Intelligent vehicles have significant implications for enhancing driving safety, improving travel efficiency, alleviating traffic congestion, and enhancing driving comfort. This paper focuses on the research of lane-changing trajectory planning methods for autonomous driving, aiming to achieve reliable real-time avoidance of obstacles in multi-vehicle interaction scenarios. Existing studies primarily rely on quantitative comparisons using evaluation metrics and functions. However, the diversity of evaluation metrics introduces issues such as subjective weight allocation, preference bias, and poor robustness.
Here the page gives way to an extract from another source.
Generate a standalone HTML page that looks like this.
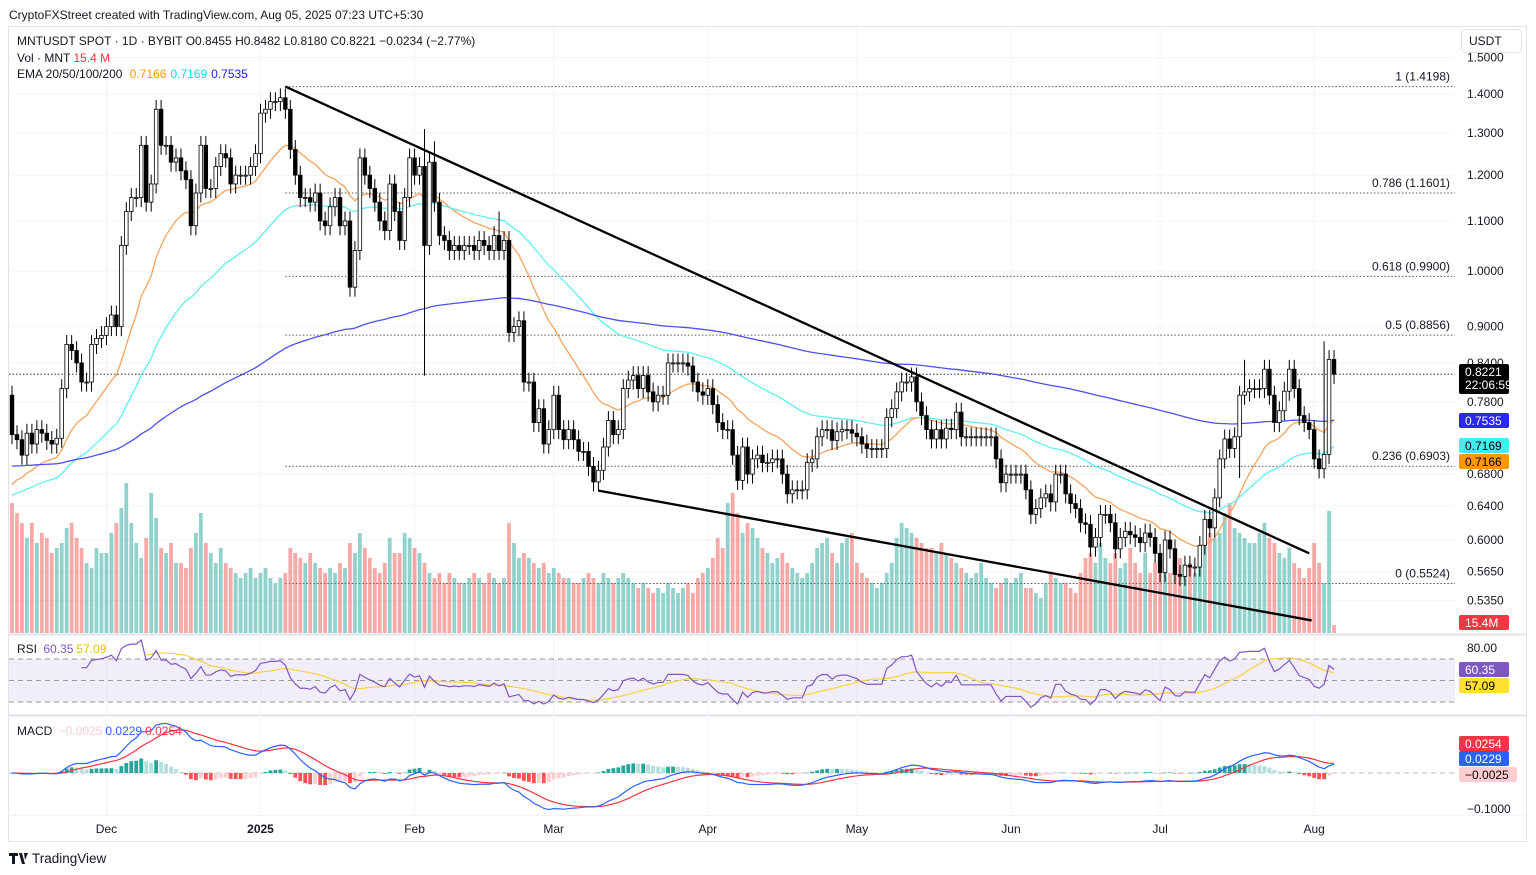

To address these challenges, we propose a hierarchical lane-changing trajectory planning method based on the Least Action Principle (LAP).

Our method uses a path-velocity decomposition approach, follows the decision-making mechanism of excellent drivers, and establishes a comprehensive evaluation function considering safety, comfort, and efficiency. This enables multi-objective optimal decision-making for lane-changing trajectory selection.

We validate the effectiveness of our proposed method through experiments on two common lane-change scenarios. The proposed method automatically adjusts the lane-changing endpoint area based on surrounding dynamic traffic information, improving adaptability. It optimizes candidate paths, performs obstacle checking before speed planning, and combines DP and QP for vehicle velocity planning. This reduces speed variations during the lane-changing process and enhances driving comfort. The integration of a multi-objective optimal evaluation function, inspired by excellent drivers’ decision-making mechanisms, generates safe, smooth, and efficient lane-changing trajectories for different scenarios.

Future research will involve testing and evaluating our proposed method in various scenarios using autonomous vehicles. We will compare our method with lane-changing trajectories of multiple driver types in complex scenarios, including fixed and variable curvature, and challenging conditions to further validate its superiority.